Choix de vie et reconversion professionnelle

 

 
Namik Bovet
Namik Bovet est sociologue de formation et s'est lancé dans l'élevage ovin via une première expérience associative. © F. Pigot/APAP

Brevet professionnel responsable d’entreprise agricole (BPREA) en poche, Namik Bovet et Léo Pauwels se sont installés hors cadre familial, mais ils ne partaient pas de rien. L’un et l’autre avaient exercé dans le milieu agricole au niveau associatif et comme salariés. Bien loin, toutefois, de leurs études initiales. Léo Pauwels a fait des études d’art et de cinéma tandis que Namik Bovet est sociologue de formation. Leur choix de vie les a amenés à se poser en Corrèze à la limite de la Creuse et de la Haute-Vienne. L’absence de pression foncière les a incités à investir dans des terres et d’acheter quelques bêtes jusqu’à ce que cette activité agricole devienne un plein-temps.

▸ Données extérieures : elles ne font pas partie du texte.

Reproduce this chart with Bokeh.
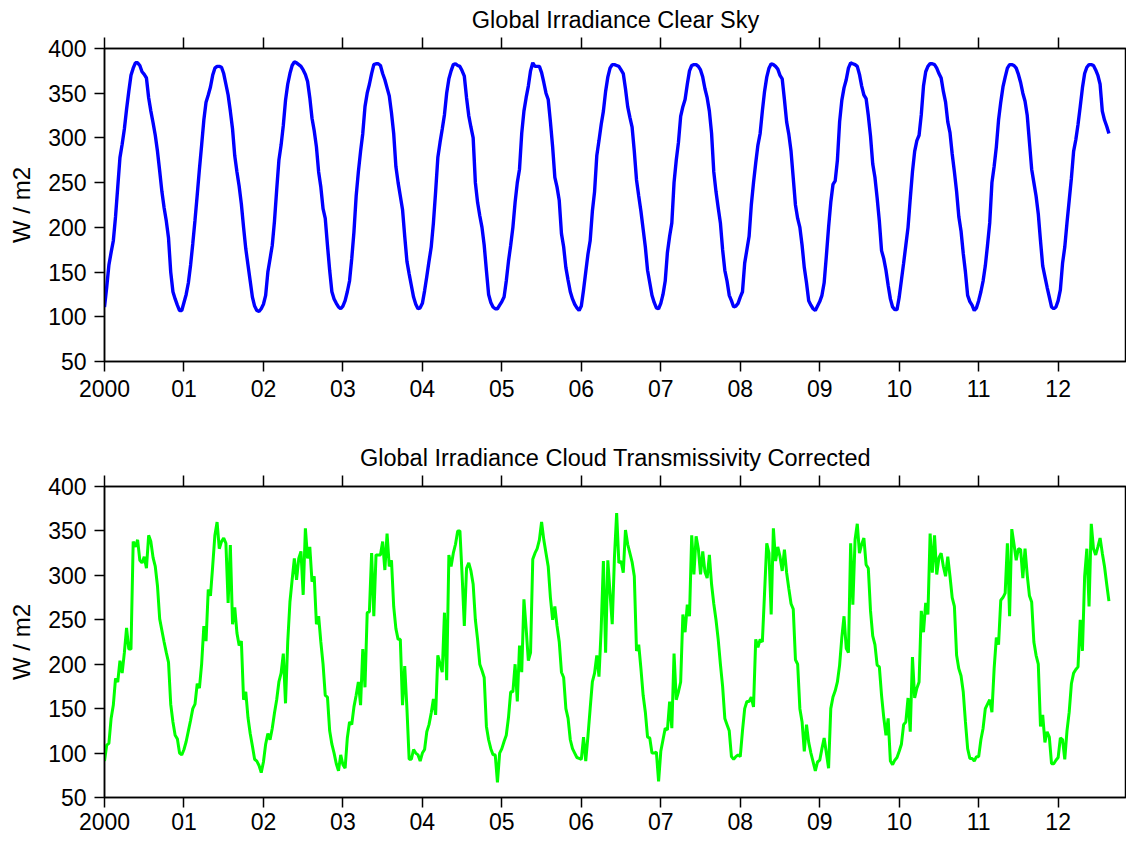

Peu de charges d’exploitation

Peu de fermages, pas d’achat d’aliment, l’exploitation est peu gourmande. C’est ce que souligne Namik Bovet en annonçant 30 000 euros de vente auxquels son associé ajoute les aides PAC [politique agricole commune] qui représentent environ 60 % du revenu de l’exploitation. Suffisamment pour rembourser les emprunts d’installation et envisager l’avenir avec sérénité. Pour 2025, le Gaec prévoit une troisième installation avec la création d’un atelier de chevaux de race Auvergne et un passage à 250 brebis avec l’objectif d’être le moins possible dépendant des primes.